Je suivais la traduction française de ce psaume et chaque verset me ramenait au mystère de la Passion du Christ, célébré par la liturgie. Il me semblait que c’était Jésus Lui-même qui chantait dans ce psaume Son Amour pour Son Père et Sa soif de Se donner totalement à Lui dans l’obéissance pour accomplir Son dessein de salut pour nous, les hommes.
Du coup, l’obéissance se révélait comme un moyen, je dirais même :
comme LE moyen privilégié de manifester l’amour jusqu’au bout,
jusqu’au don total de sa propre vie.
Comme j’avais toujours voulu vivre un « grand amour », je pouvais accepter cela. Cependant, obéir, non seulement un jour, mais … toujours ! c’était totalement au-dessus de mes forces ! Par la suite, au cours de divers entretiens, la Maîtresse des novices m’éclaira
« Une vie comme la nôtre ne peut se concevoir sans un appel particulier de la part de Dieu. S’Il vous veut ici, Il vous en donnera la force. Mais, attention : il ne s’agit pas de tenir coûte que coûte, mais de trouver la joie vraie et l’épanouissement de tout votre être dans l’amour ».
Dans une telle perspective, je sentis que je pouvais tenter l’aventure. L’Abbesse, pragmatique, me demanda de terminer mes études (on ne sait jamais, si cela ne « marchait » pas…). C’est ainsi que 2 ans plus tard, mon diplôme en poche, j’entrai au noviciat.
Très vite, je compris que la vie ne serait pas de tout repos.
La nature, avec son désir farouche d’autonomie et d’indépendance revenait souvent à la charge et me donnait le désir de tout laisser tomber. L’Abbesse et la Maîtresse des novices furent d’un grand soutien. Elles avaient une largeur de vue, un bon sens, et un humour aussi, qui savaient dédramatiser la situation et remettre les choses à leur juste place.
Il y eut donc des combats mais au sein même de la tempête, il me semblait que c’était le Christ qui me demandait : « M’aimes-tu ? M’aimes-tu plus… ? » Alors, en m’appuyant sur Lui, en me réfugiant dans le Cœur de Marie, cette Mère à qui Il nous a tous confiés du haut de Sa Croix, je recevais la grâce de consentir au dépassement demandé.
Les mois passèrent ; je fis ma profession temporaire au bout de 3 ans et mes vœux définitifs 3 ans plus tard.
C’est ainsi que, à petits pas, à la suite du Christ,
j’ai « appris l’obéissance », comme le dit l’épître aux Hébreux.

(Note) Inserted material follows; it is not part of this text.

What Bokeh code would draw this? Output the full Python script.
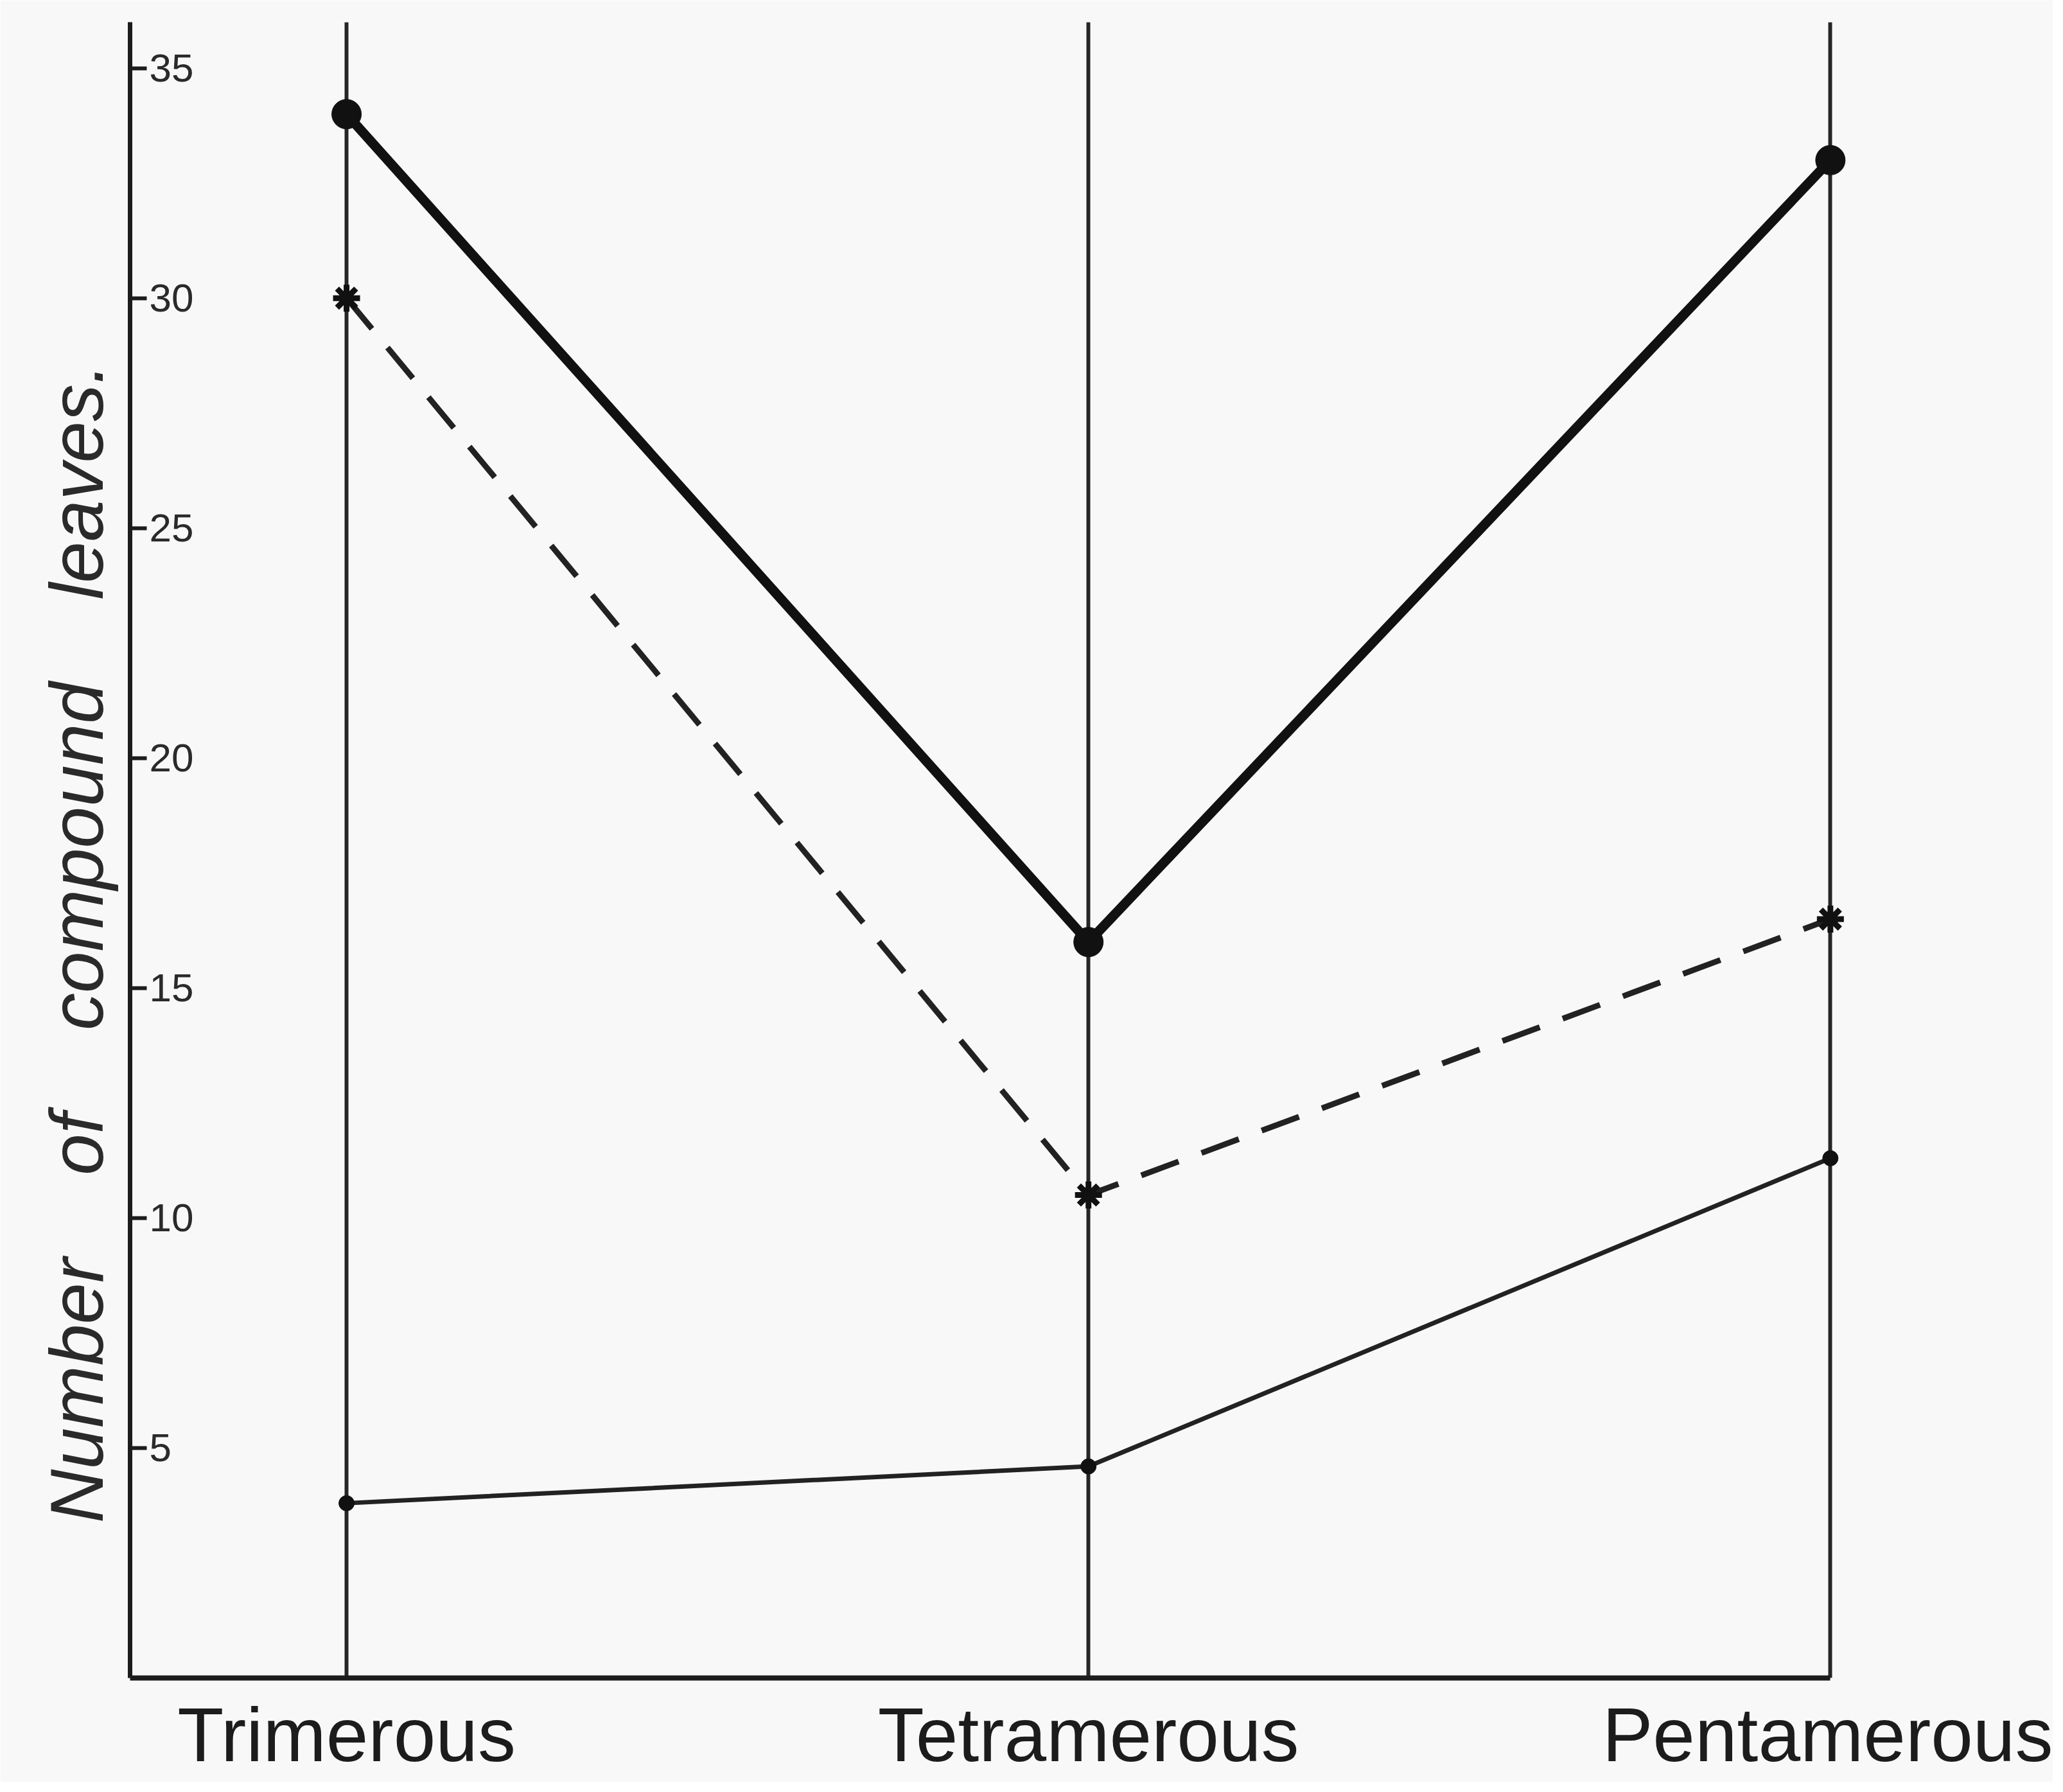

Aujourd’hui je peux témoigner, avec une immense gratitude, que la promesse que nous fait St Benoît dans sa Règle n’est pas vaine : « Au fur et à mesure que l’on progresse, écrit-il, le cœur se dilate et l’on se met à courir avec une ineffable douceur d’amour dans la voie des commandements divins ». Oui, le cœur se dilate dans la joie d’être aimée, de Dieu, de ses Sœurs, et de les aimer en retour, en vérité. Joie aussi d’être ensemble, ouvertes et attentives aux attentes, aux souffrances et aux besoins de l’Église et du monde et de les porter d’un même cœur, avec espérance, dans notre prière de louange et d’intercession.

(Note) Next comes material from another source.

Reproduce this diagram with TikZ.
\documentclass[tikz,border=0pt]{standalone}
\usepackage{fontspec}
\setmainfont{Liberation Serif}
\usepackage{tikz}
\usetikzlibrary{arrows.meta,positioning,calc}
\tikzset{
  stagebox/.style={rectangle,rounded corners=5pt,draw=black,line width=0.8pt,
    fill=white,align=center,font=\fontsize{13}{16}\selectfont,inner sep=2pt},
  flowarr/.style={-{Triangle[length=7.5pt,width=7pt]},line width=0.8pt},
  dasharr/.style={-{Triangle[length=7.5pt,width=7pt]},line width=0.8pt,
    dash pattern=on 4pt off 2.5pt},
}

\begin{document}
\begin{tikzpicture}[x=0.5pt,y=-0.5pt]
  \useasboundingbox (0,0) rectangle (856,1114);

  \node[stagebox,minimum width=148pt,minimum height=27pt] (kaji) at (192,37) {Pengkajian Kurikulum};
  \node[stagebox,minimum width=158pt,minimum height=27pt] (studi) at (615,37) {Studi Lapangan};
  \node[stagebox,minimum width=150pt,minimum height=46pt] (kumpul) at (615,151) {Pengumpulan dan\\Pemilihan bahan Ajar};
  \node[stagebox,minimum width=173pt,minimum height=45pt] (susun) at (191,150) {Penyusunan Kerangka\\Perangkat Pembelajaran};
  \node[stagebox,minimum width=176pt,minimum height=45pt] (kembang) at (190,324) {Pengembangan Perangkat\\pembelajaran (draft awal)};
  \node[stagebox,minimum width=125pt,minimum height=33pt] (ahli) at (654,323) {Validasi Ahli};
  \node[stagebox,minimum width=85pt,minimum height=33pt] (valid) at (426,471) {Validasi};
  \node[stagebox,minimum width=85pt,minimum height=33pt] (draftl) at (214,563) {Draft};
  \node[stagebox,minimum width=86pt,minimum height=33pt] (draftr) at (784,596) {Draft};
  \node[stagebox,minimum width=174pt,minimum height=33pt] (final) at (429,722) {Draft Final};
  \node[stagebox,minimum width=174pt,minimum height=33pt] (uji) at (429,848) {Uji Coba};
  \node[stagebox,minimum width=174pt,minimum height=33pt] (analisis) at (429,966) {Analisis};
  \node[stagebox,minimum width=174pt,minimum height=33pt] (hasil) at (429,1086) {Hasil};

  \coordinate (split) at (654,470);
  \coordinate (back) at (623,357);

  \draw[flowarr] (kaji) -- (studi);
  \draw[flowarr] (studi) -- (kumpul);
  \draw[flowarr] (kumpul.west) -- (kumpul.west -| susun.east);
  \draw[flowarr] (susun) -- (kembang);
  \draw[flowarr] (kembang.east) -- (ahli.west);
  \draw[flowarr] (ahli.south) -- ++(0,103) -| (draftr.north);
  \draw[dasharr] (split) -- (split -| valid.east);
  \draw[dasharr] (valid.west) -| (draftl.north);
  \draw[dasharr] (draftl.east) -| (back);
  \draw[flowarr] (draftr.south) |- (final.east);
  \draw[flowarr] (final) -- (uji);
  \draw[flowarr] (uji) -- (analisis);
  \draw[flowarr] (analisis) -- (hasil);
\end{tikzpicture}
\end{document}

J’ai fêté mon jubilé de 25 ans de consécration l’an dernier. Avec le recul, je peux dire que de tous les renoncements exigés par notre vie contemplative (séparation d’avec la famille, renoncement à toute propriété, au mariage et à fonder une famille), le plus coûteux est bien celui que nous demande l’obéissance car cela touche à ce que nous avons de plus intime. Mais précisément c’est aussi ce qui procure la joie la plus profonde.
Tout renoncement, consenti par amour,
permet au Christ de pénétrer jusqu’au plus secret de notre être
et d’y déverser Son Amour et Sa Paix.
Le but, c’est d’arriver à cet état que décrit St Paul quand il s’écrie : « Ce n’est plus moi qui vis, c’est le Christ qui vit en moi ».
Alors, l’obéissance, c’est de l’infantilisme ? Oh non ! Sur les pas du Christ, c’est tout au contraire :
un merveilleux, mais rude parfois, chemin de liberté,
de maturation du don de soi dans l’amour.